According to Haingura, ETSIP suggests de-linking salaries from teacher qualifications.
“The union believes that in an era where we promote knowledge societies, lifelong learning should be promoted instead of being discouraged by the Ministry of Education. This part of ETSIP, claiming to be pro-poor, should rather propose improved conditions of service for teachers, something that will make them more productive and committed,” he said.
NANTU further supports the re-introduction of early childhood development and pre-primary education.

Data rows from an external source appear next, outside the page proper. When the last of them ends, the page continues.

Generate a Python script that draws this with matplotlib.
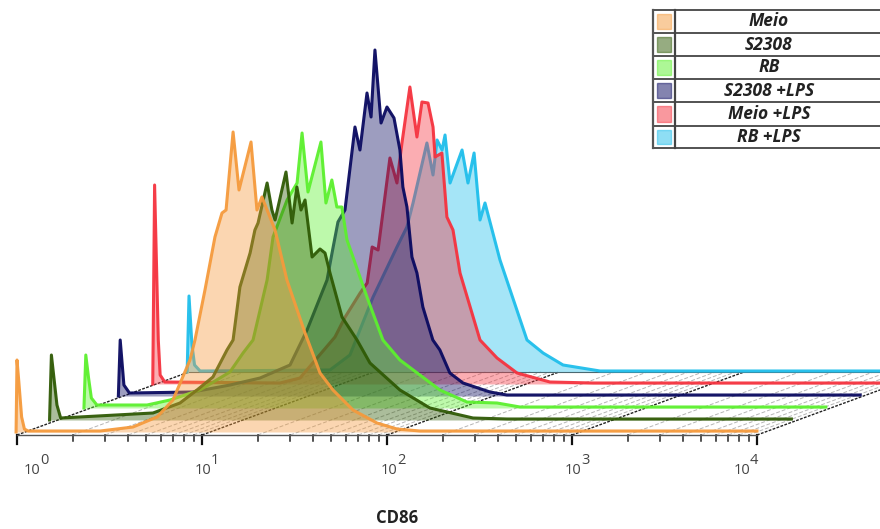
import numpy as np
import matplotlib
matplotlib.use("Agg")
import matplotlib.pyplot as plt
from matplotlib.patches import Rectangle

# each histogram: CD86 in log10 decades, height in counts
meio_x = [-0.005, 0.0, 0.01, 0.025, 0.04, 0.06, 0.45, 0.627, 0.757, 0.843, 0.935, 0.962, 1.016, 1.07, 1.108, 1.13, 1.168, 1.2, 1.265, 1.297, 1.324, 1.395, 1.459, 1.557, 1.638, 1.708, 1.816, 1.946, 2.054, 2.178, 4.0]
meio_y = [0, 72, 50, 15, 3, 1, 1, 5, 15, 32, 72, 92, 142, 195, 219, 222, 300, 242, 290, 222, 235, 202, 152, 99, 59, 42, 22, 9, 3, 1, 1]

s2308_x = [-0.01, 0.0, 0.015, 0.03, 0.05, 0.549, 0.695, 0.787, 0.873, 0.949, 0.982, 1.019, 1.074, 1.1, 1.117, 1.166, 1.192, 1.209, 1.268, 1.301, 1.327, 1.349, 1.371, 1.409, 1.452, 1.479, 1.506, 1.571, 1.652, 1.722, 1.884, 2.046, 2.279, 2.463, 4.0]
s2308_y = [0, 65, 40, 15, 2, 7, 17, 30, 43, 70, 80, 133, 167, 190, 197, 237, 210, 200, 248, 197, 233, 210, 220, 163, 171, 167, 147, 103, 80, 57, 30, 12, 2, 1, 1]

rb_x = [-0.01, 0.0, 0.015, 0.03, 0.06, 0.331, 0.455, 0.617, 0.779, 0.85, 0.904, 0.98, 1.012, 1.088, 1.142, 1.169, 1.201, 1.271, 1.298, 1.33, 1.357, 1.384, 1.412, 1.52, 1.606, 1.698, 1.914, 2.06, 2.223, 2.347, 4.0]
rb_y = [0, 53, 30, 10, 3, 3, 8, 18, 36, 55, 68, 128, 171, 208, 225, 275, 216, 266, 205, 228, 201, 201, 168, 111, 68, 48, 18, 6, 5, 1, 1]

s2308_lps_x = [-0.01, 0.0, 0.02, 0.05, 0.39, 0.594, 0.756, 0.918, 1.01, 1.118, 1.145, 1.177, 1.215, 1.269, 1.296, 1.334, 1.356, 1.377, 1.41, 1.442, 1.48, 1.512, 1.528, 1.55, 1.577, 1.604, 1.636, 1.69, 1.728, 1.782, 1.853, 1.999, 2.09, 4.0]
s2308_lps_y = [0, 56, 11, 3, 4, 11, 18, 31, 66, 116, 143, 174, 186, 269, 246, 303, 279, 346, 273, 289, 278, 246, 209, 189, 139, 123, 89, 56, 46, 23, 13, 4, 1, 1]

meio_lps_x = [-0.01, 0.0, 0.02, 0.03, 0.055, 0.678, 0.786, 0.975, 1.03, 1.111, 1.149, 1.176, 1.208, 1.272, 1.31, 1.337, 1.38, 1.418, 1.445, 1.478, 1.505, 1.516, 1.553, 1.58, 1.613, 1.651, 1.759, 1.851, 1.959, 2.137, 2.37, 4.0]
meio_lps_y = [0, 199, 44, 9, 2, 1, 6, 47, 67, 91, 101, 137, 134, 226, 201, 241, 297, 247, 282, 281, 257, 227, 231, 167, 154, 111, 44, 26, 11, 2, 1, 1]

rb_lps_x = [-0.01, 0.0, 0.016, 0.03, 0.06, 0.762, 0.87, 0.995, 1.124, 1.178, 1.211, 1.286, 1.319, 1.341, 1.368, 1.384, 1.411, 1.476, 1.508, 1.541, 1.573, 1.6, 1.681, 1.827, 1.914, 2.022, 2.222, 4.0]
rb_lps_y = [0, 76, 27, 7, 1, 2, 17, 75, 125, 145, 169, 229, 197, 232, 222, 237, 189, 222, 189, 219, 152, 169, 112, 32, 19, 7, 1, 1]

labels = ["Meio", "S2308", "RB", "S2308 +LPS", "Meio +LPS", "RB +LPS"]
colors = ["#F59A3C", "#2F5A05", "#5CF02E", "#0A0A60", "#F5333F", "#1FBEEB"]
series = [(meio_x, meio_y), (s2308_x, s2308_y), (rb_x, rb_y),
          (s2308_lps_x, s2308_lps_y), (meio_lps_x, meio_lps_y), (rb_lps_x, rb_lps_y)]
decades = [0, 1, 2, 3, 4]
label_shift = [15, 1, 2, 1, -15]

# 1 count = 1 pixel, 1 decade = 185 pixels
PX = 185.0
step_x = 34.4 / PX
step_y = 12.0
floor = -3

plt.rcParams["font.family"] = ["Open Sans", "DejaVu Sans"]
fig = plt.figure(figsize=(8.8, 5.29), dpi=100)
ax = fig.add_axes([0, 0, 1, 1])
ax.set_xlim(-17 / PX, 863 / PX)
ax.set_ylim(-97, 432)
ax.axis("off")

# floor of the 3d plot
n = len(series) - 1
for d in decades[:-1]:
    for m in range(2, 10):
        t = d + np.log10(m)
        ax.plot([t, t + n * step_x], [floor, n * step_y], color="#b5b5b5", lw=0.7, ls=(0, (4, 2)), zorder=1)
        ax.plot([t, t], [floor, floor - 6], color="#222222", lw=1.1, zorder=9)
for d in decades:
    ax.plot([d, d + n * step_x], [floor, n * step_y], color="#222222", lw=1.0, ls=(0, (2, 1)), zorder=1)
    ax.plot([d, d], [floor, floor - 9], color="#111111", lw=1.6, zorder=9)
ax.plot([decades[0], decades[-1]], [floor, floor], color="#555555", lw=1.0, zorder=9)
ax.plot([n * step_x, 5], [n * step_y, n * step_y], color="#555555", lw=0.8, zorder=1)

# back to front
for i in range(n, -1, -1):
    xs = np.array(series[i][0]) + i * step_x
    ys = np.array(series[i][1]) + i * step_y
    ax.fill_between(xs, i * step_y, ys, color=colors[i], alpha=0.4, lw=0, zorder=2 + (n - i))
    ax.plot(xs, ys, color=colors[i], lw=2.2, alpha=0.95, solid_joinstyle="round", zorder=2 + (n - i))

for d, s in zip(decades, label_shift):
    x = d + s / PX
    ax.text(x, -39, "10", ha="center", va="center", fontsize=10.5, color="#444444")
    ax.text(x + 12 / PX, -28, str(d), ha="center", va="center", fontsize=10.5, color="#444444")

ax.text(380 / PX, -86, "CD86", ha="center", va="center", fontsize=12, fontweight="bold", color="#222222")

# legend table, drawn in pixels
tb = fig.add_axes([0, 0, 1, 1])
tb.set_xlim(0, 880)
tb.set_ylim(529, 0)
tb.axis("off")
rows = [10, 33, 56, 79, 102, 126, 148]
tb.add_patch(Rectangle((653, 10), 227, 138, fc="white", ec="none", zorder=1))
for y in rows:
    tb.plot([653, 880], [y, y], color="#444444", lw=1.3, zorder=2)
tb.plot([653, 653], [rows[0], rows[-1]], color="#555555", lw=1.6, zorder=2)
tb.plot([675, 675], [rows[0], rows[-1]], color="#444444", lw=1.6, zorder=2)
for i, lab in enumerate(labels):
    y0, y1 = rows[i], rows[i + 1]
    tb.add_patch(Rectangle((656.5, y0 + 4), 14, y1 - y0 - 8, fc=colors[i], alpha=0.5, ec=colors[i], lw=1.0, zorder=3))
    tb.text(769, (y0 + y1) / 2, lab, ha="center", va="center", fontsize=12.5,
            fontweight="bold", fontstyle="italic", color="#222222", zorder=3)

fig.savefig("out.png", dpi=100)
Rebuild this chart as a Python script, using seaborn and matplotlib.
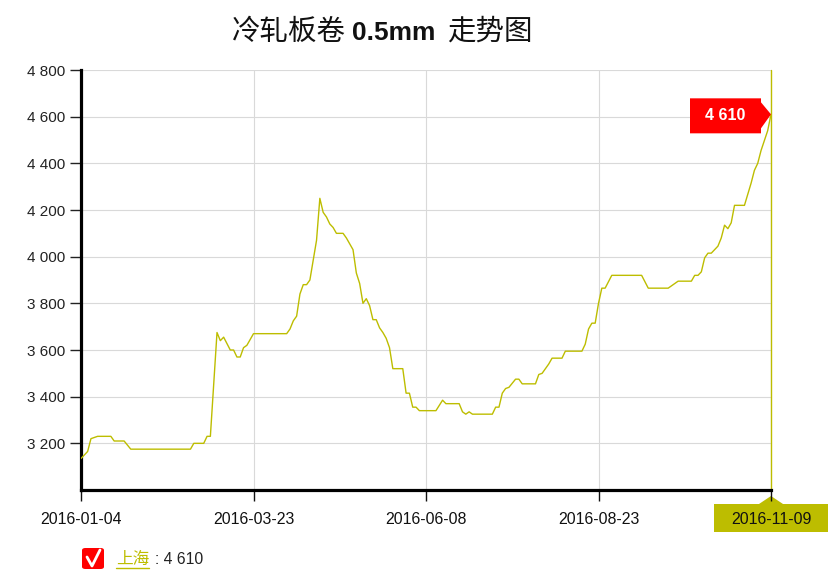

“These two entities from the core of every education system to lay a strong foundation for school readiness. However, the funding for this sector as proposed by ETSIP is not sufficient. The proposed allowances by the programme to be paid to pre-primary teachers will make the sector unattractive for teachers, all of whom we suggest should be on the government payroll,” he said.
He further expressed his union’s fears of teachers being victimized by the present appraisal system.
“This process should be administered objectively in order for the system to have credibility. The current proposals in ETSIP are not very clear as to who should do the appraisal and how the performance of teachers should be appraised,” he said.
NANTU also objected to the proposed licensing system for teachers by ETSIP.
“We do not support the licensing of teachers, as is currently proposed, being linked to productivity; professionally trained teachers are already certified as being teachers through the standards set by the Namibian Qualifications Authority. Subjecting teachers to licensing again would be tantamount to mistrust in tertiary institutions responsible for the training of teachers,” Haingura claimed.
In conclusion, he urged union members to guard against the haphazard implementation of some of ETSIP’s initiatives.
“Any irregularities in this regard should be reported to the respective NANTU structures as soon as possible,” the Secretary-General concluded.